There are several competing theories surrounding the origin of the Red Sea’s colorful name. One popular suggestion gives credit to the seasonal blooms of a type of alga, which make the normally crystal-clear water appear a deep orange-red. However, some speculate that it could also stem from the nearby red-tinged mountain range called Harei Edom, or from the Egyptian desert, which was once known as “red land.”
This body of water has been used for commerce since ancient Egyptian times. After the 1869 opening of the Suez Canal, cutting through Egypt to link the Red Sea with the Mediterranean, transport between Europe and Asia became significantly easier. Today this passage remains one of the world’s most important trade routes.
The Red Sea is warm enough to visit throughout the year, with an average water temperature of 66°F, even in December and January. This goes up to an 84°F average in the summer months, making the sea’s shallow parts as warm as bath water.

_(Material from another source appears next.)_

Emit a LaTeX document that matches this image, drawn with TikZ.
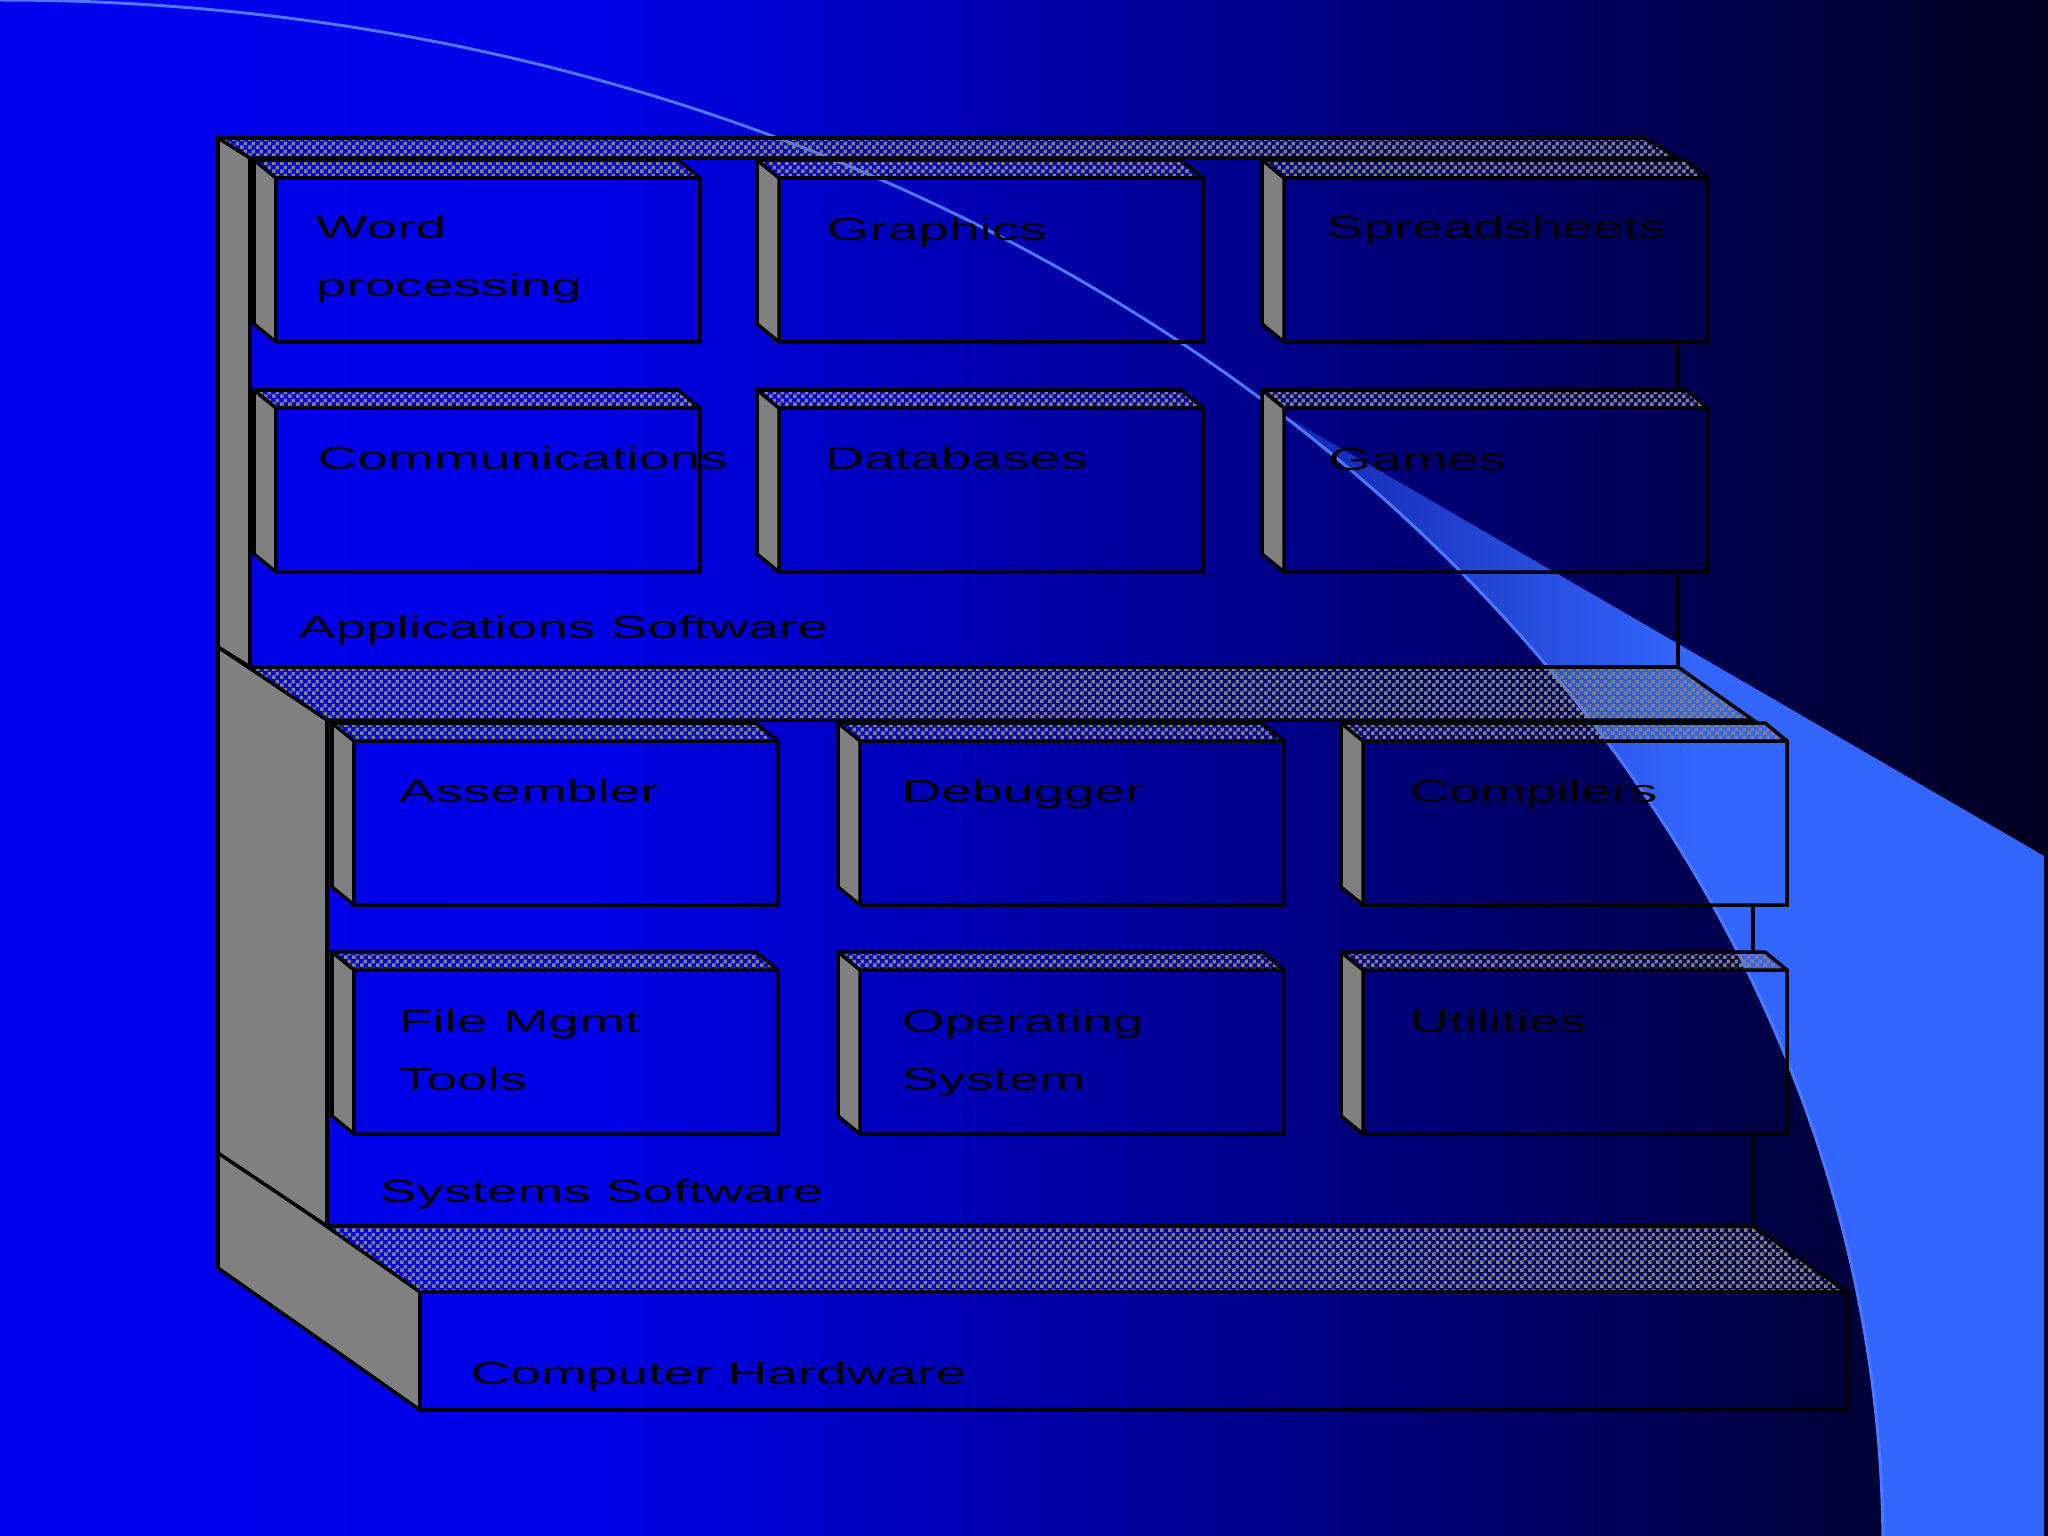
\documentclass[tikz,border=0pt]{standalone}
\usepackage{fontspec}
\setmainfont{Liberation Sans}
\usepackage{graphicx}
\usetikzlibrary{patterns}

\definecolor{bgA}{RGB}{0,0,236}
\definecolor{bgB}{RGB}{0,0,230}
\definecolor{bgC}{RGB}{0,0,30}
\definecolor{lite}{RGB}{51,102,255}
\definecolor{wA}{RGB}{18,36,178}
\definecolor{wB}{RGB}{36,71,212}
\definecolor{liteline}{RGB}{75,120,255}
\definecolor{sidegray}{RGB}{128,128,128}

\pgfdeclarehorizontalshading{bgshade}{100bp}{color(0bp)=(bgA); color(25bp)=(bgA); color(39.6bp)=(bgB); color(75bp)=(bgC); color(100bp)=(bgC)}
\pgfdeclarehorizontalshading{wedgeshade}{100bp}{color(0bp)=(wA); color(25bp)=(wA); color(39bp)=(wB); color(52bp)=(lite); color(100bp)=(lite)}

\pgfdeclarepatternformonly{finechk}{\pgfpointorigin}{\pgfpoint{2.28pt}{2.28pt}}{\pgfpoint{2.28pt}{2.28pt}}{%
  \pgfpathrectangle{\pgfpointorigin}{\pgfpoint{1.14pt}{1.14pt}}%
  \pgfpathrectangle{\pgfpoint{1.14pt}{1.14pt}}{\pgfpoint{1.14pt}{1.14pt}}%
  \pgfusepath{fill}}

\tikzset{
  edge/.style={draw=black, line width=1pt, line join=miter},
  sideface/.style={fill=sidegray},
  chk/.style={pattern=finechk, pattern color=sidegray},
  lbl/.style={inner sep=0pt, anchor=base west, text=black, font=\fontsize{9.1}{16.5}\selectfont},
}

\newcommand\wide[1]{\scalebox{1.72}[1]{#1}}
\newcommand\twoline[2]{\wide{\begin{tabular}[t]{@{}l@{}}#1\\#2\end{tabular}}}

% inner box: front-left x, front-top y
\newcommand\swbox[2]{%
  \fill[sideface] ({#1-22},{#2-18}) -- (#1,#2) -- (#1,{#2+164}) -- ({#1-22},{#2+146}) -- cycle;
  \fill[chk] ({#1-22},{#2-18}) -- ({#1+402},{#2-18}) -- ({#1+424},#2) -- (#1,#2) -- cycle;
  \draw[edge] ({#1-22},{#2-18}) -- ({#1+402},{#2-18}) -- ({#1+424},#2) -- ({#1+424},{#2+164}) -- (#1,{#2+164}) -- ({#1-22},{#2+146}) -- cycle;
  \draw[edge] ({#1-22},{#2-18}) -- (#1,#2) -- ({#1+424},#2) (#1,#2) -- (#1,{#2+164});
}

\begin{document}
\begin{tikzpicture}[x=0.01cm, y=-0.01cm]
\useasboundingbox (0,0) rectangle (2048,1536);
% background
\shade[shading=bgshade] (0,0) rectangle (2048,1536);
% light wedge (lower edge is an elliptical arc centred at (0,1550))
\shade[shading=wedgeshade] (1280,413) arc[start angle=-47.18, end angle=0, x radius=1883, y radius=1550] -- (2044,1550) -- (2044,856) -- cycle;
\draw[liteline, line width=0.85pt] (0,0) arc[start angle=-90, end angle=0, x radius=1883, y radius=1550];

% ---- Computer Hardware layer
\fill[sideface] (218,1150) -- (420,1292) -- (420,1410) -- (218,1268) -- cycle;
\fill[chk] (327,1226) -- (1753,1226) -- (1847,1292) -- (420,1292) -- cycle;
\draw[edge] (218,1150) -- (420,1292) -- (420,1410) -- (218,1268) -- cycle;
\draw[edge] (1753,1226) -- (1847,1292) -- (420,1292);
\draw[edge] (420,1292) rectangle (1847,1410);

% ---- Systems Software layer
\fill[sideface] (218,647) -- (327,720) -- (327,1226) -- (218,1153) -- cycle;
\fill[chk] (250,667) -- (1678,667) -- (1753,720) -- (327,720) -- cycle;
\draw[edge] (218,647) -- (327,720) -- (327,1226) -- (218,1153) -- cycle;
\draw[edge] (1678,667) -- (1753,720) -- (327,720);
\draw[edge] (327,1226) -- (1753,1226);
\draw[edge] (1753,720) -- (1753,724) (1753,904) -- (1753,953) (1753,1133) -- (1753,1226);

% ---- Applications Software layer
\fill[sideface] (218,138) -- (250,158) -- (250,667) -- (218,647) -- cycle;
\fill[chk] (218,138) -- (1645,138) -- (1678,158) -- (250,158) -- cycle;
\draw[edge] (218,138) -- (250,158) -- (250,667) -- (218,647) -- cycle;
\draw[edge] (218,138) -- (1645,138) -- (1678,158) -- (250,158);
\draw[edge] (250,667) -- (1678,667);
\draw[edge] (1678,341) -- (1678,391) (1678,571) -- (1678,667);

% ---- inner boxes
\swbox{276}{178}
\swbox{779}{178}
\swbox{1284}{178}
\swbox{276}{408}
\swbox{779}{408}
\swbox{1284}{408}
\swbox{354}{741}
\swbox{860}{741}
\swbox{1363}{741}
\swbox{354}{970}
\swbox{860}{970}
\swbox{1363}{970}

% ---- labels
\node[lbl] (wp)   at (315,238)  {\twoline{Word}{processing}};
\node[lbl] (gr)   at (826,240)  {\wide{Graphics}};
\node[lbl] (ss)   at (1326,238) {\wide{Spreadsheets}};
\node[lbl] (cm)   at (317,469)  {\wide{Communications}};
\node[lbl] (db)   at (824,469)  {\wide{Databases}};
\node[lbl] (gm)   at (1328,470) {\wide{Games}};
\node[lbl] (apps) at (298,638)  {\wide{Applications Software}};
\node[lbl] (as)   at (398,802)  {\wide{Assembler}};
\node[lbl] (dg)   at (901,802)  {\wide{Debugger}};
\node[lbl] (co)   at (1409,802) {\wide{Compilers}};
\node[lbl] (fm)   at (398,1032) {\twoline{File Mgmt}{Tools}};
\node[lbl] (os)   at (901,1032) {\twoline{Operating}{System}};
\node[lbl] (ut)   at (1409,1032) {\wide{Utilities}};
\node[lbl] (sys)  at (379,1202) {\wide{Systems Software}};
\node[lbl] (hw)   at (470,1384) {\wide{Computer Hardware}};
\end{tikzpicture}
\end{document}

It’s no wonder that the Red Sea is a major hot spot for scuba diving and snorkeling when you consider the rich variety of its underwater ecosystem. It is home to more than 1,200 species of fish, including 44 species of sharks. Nearly 20% of these are found only in the Red Sea. Divers can swim with brightly colored angelfish, butterflyfish and clownfish.
This thriving biodiversity is largely due to the sea’s coral reef ecosystem, which stretches for 1,240 miles along the coastline. These reefs are up to 7,000 years old in parts, and many are protected by the Egyptian government as part of Ras Mohammed National Park.
The Red Sea is approximately 35% saltier than most other seas, which gives it unique health benefits. The saline concentration is believed to improve blood circulation. The sandy beaches located near our Radisson Blu Hotel, Jeddah Corniche, also contain trace minerals and black sand, which can be used to treat skin inflammations, rheumatism and arthritis.
You won’t see just fish when you go diving in the Red Sea – you’ll also spot remnants of the sea’s past in the form of ghostly shipwrecks. The most famous among them is the SS Thistlegorm, a British steamship that was sunk by German bombers during World War II, but you’ll also find tugboats, cargo ships and tankers down in the depths.